--- Collected data ---

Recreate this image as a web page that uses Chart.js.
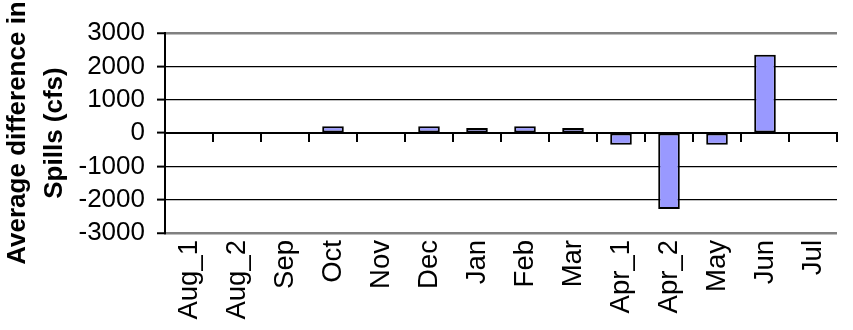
<!DOCTYPE html>
<html>
<head>
<meta charset="utf-8">
<script src="https://cdn.jsdelivr.net/npm/chart.js@4"></script>
<style>
  html, body { margin: 0; padding: 0; background: #ffffff; }
  #wrap { width: 853px; height: 330px; position: relative; }
</style>
</head>
<body>
<div id="wrap"><canvas id="c"></canvas></div>
<script>
const categories = ['Aug_1','Aug_2','Sep','Oct','Nov','Dec','Jan','Feb','Mar','Apr_1','Apr_2','May','Jun','Jul'];
const spillDiff = [0, 0, 0, 200, 0, 200, 150, 200, 150, -350, -2280, -350, 2350, 0];
const yTicks = [-3000, -2000, -1000, 0, 1000, 2000, 3000];
const yTitle = ['Average difference in', 'Spills (cfs)'];

const FONT = '"Liberation Sans", Arial, sans-serif';

new Chart(document.getElementById('c'), {
  type: 'bar',
  data: {
    labels: categories,
    datasets: [{
      data: spillDiff,
      backgroundColor: '#9999FF',
      borderColor: '#000000',
      borderWidth: 2,
      borderSkipped: false,
      barPercentage: 0.45,
      categoryPercentage: 1.0,
      xAxisID: 'x'
    }]
  },
  options: {
    responsive: true,
    maintainAspectRatio: false,
    animation: false,
    layout: { padding: { top: 33, right: -3, left: 0, bottom: 0 } },
    plugins: { legend: { display: false }, tooltip: { enabled: false } },
    scales: {
      x: {
        type: 'category',
        position: 'bottom',
        offset: true,
        grid: { display: false, drawTicks: false, offset: true },
        border: { display: false },
        ticks: {
          color: '#000',
          font: { family: FONT, size: 27.5 },
          minRotation: 90, maxRotation: 90,
          autoSkip: false,
          padding: 7
        },
        afterFit(scale) { scale.height = 97; }
      },
      x2: {
        type: 'category',
        axis: 'x',
        position: { y: 0 },
        offset: true,
        grid: { display: true, drawOnChartArea: false, offset: true, tickLength: 8, color: '#000', lineWidth: 2 },
        border: { display: true, color: '#000', width: 2 },
        ticks: { display: false }
      },
      y: {
        min: yTicks[0],
        max: yTicks[yTicks.length - 1],
        afterBuildTicks(scale) { scale.ticks = yTicks.map(v => ({ value: v })); },
        ticks: {
          color: '#000',
          font: { family: FONT, size: 26, lineHeight: 1 },
          padding: 12,
          autoSkip: false,
          callback: v => String(v)
        },
        grid: {
          color: ctx => (ctx.tick && Math.abs(ctx.tick.value) === 3000) ? '#808080' : '#000000',
          lineWidth: ctx => (ctx.tick && Math.abs(ctx.tick.value) === 3000) ? 2.5 : 1.2,
          tickColor: '#000',
          tickLength: 8,
          tickWidth: 2
        },
        border: { display: true, color: '#000', width: 2 },
        title: {
          display: true,
          text: yTitle,
          color: '#000',
          font: { family: FONT, size: 26, weight: 'bold', lineHeight: 1.4 },
          padding: { top: 0, bottom: 0 }
        },
        afterFit(scale) { scale.width = 165; }
      }
    }
  }
});
</script>
</body>
</html>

---

Short task: Repeat all of the data above word for word, minus the pictures.

Final result:
Recreate this image as a web page that uses Chart.js.
<!DOCTYPE html>
<html>
<head>
<meta charset="utf-8">
<script src="https://cdn.jsdelivr.net/npm/chart.js@4"></script>
<style>
  html, body { margin: 0; padding: 0; background: #ffffff; }
  #wrap { width: 853px; height: 330px; position: relative; }
</style>
</head>
<body>
<div id="wrap"><canvas id="c"></canvas></div>
<script>
const categories = ['Aug_1','Aug_2','Sep','Oct','Nov','Dec','Jan','Feb','Mar','Apr_1','Apr_2','May','Jun','Jul'];
const spillDiff = [0, 0, 0, 200, 0, 200, 150, 200, 150, -350, -2280, -350, 2350, 0];
const yTicks = [-3000, -2000, -1000, 0, 1000, 2000, 3000];
const yTitle = ['Average difference in', 'Spills (cfs)'];

const FONT = '"Liberation Sans", Arial, sans-serif';

new Chart(document.getElementById('c'), {
  type: 'bar',
  data: {
    labels: categories,
    datasets: [{
      data: spillDiff,
      backgroundColor: '#9999FF',
      borderColor: '#000000',
      borderWidth: 2,
      borderSkipped: false,
      barPercentage: 0.45,
      categoryPercentage: 1.0,
      xAxisID: 'x'
    }]
  },
  options: {
    responsive: true,
    maintainAspectRatio: false,
    animation: false,
    layout: { padding: { top: 33, right: -3, left: 0, bottom: 0 } },
    plugins: { legend: { display: false }, tooltip: { enabled: false } },
    scales: {
      x: {
        type: 'category',
        position: 'bottom',
        offset: true,
        grid: { display: false, drawTicks: false, offset: true },
        border: { display: false },
        ticks: {
          color: '#000',
          font: { family: FONT, size: 27.5 },
          minRotation: 90, maxRotation: 90,
          autoSkip: false,
          padding: 7
        },
        afterFit(scale) { scale.height = 97; }
      },
      x2: {
        type: 'category',
        axis: 'x',
        position: { y: 0 },
        offset: true,
        grid: { display: true, drawOnChartArea: false, offset: true, tickLength: 8, color: '#000', lineWidth: 2 },
        border: { display: true, color: '#000', width: 2 },
        ticks: { display: false }
      },
      y: {
        min: yTicks[0],
        max: yTicks[yTicks.length - 1],
        afterBuildTicks(scale) { scale.ticks = yTicks.map(v => ({ value: v })); },
        ticks: {
          color: '#000',
          font: { family: FONT, size: 26, lineHeight: 1 },
          padding: 12,
          autoSkip: false,
          callback: v => String(v)
        },
        grid: {
          color: ctx => (ctx.tick && Math.abs(ctx.tick.value) === 3000) ? '#808080' : '#000000',
          lineWidth: ctx => (ctx.tick && Math.abs(ctx.tick.value) === 3000) ? 2.5 : 1.2,
          tickColor: '#000',
          tickLength: 8,
          tickWidth: 2
        },
        border: { display: true, color: '#000', width: 2 },
        title: {
          display: true,
          text: yTitle,
          color: '#000',
          font: { family: FONT, size: 26, weight: 'bold', lineHeight: 1.4 },
          padding: { top: 0, bottom: 0 }
        },
        afterFit(scale) { scale.width = 165; }
      }
    }
  }
});
</script>
</body>
</html>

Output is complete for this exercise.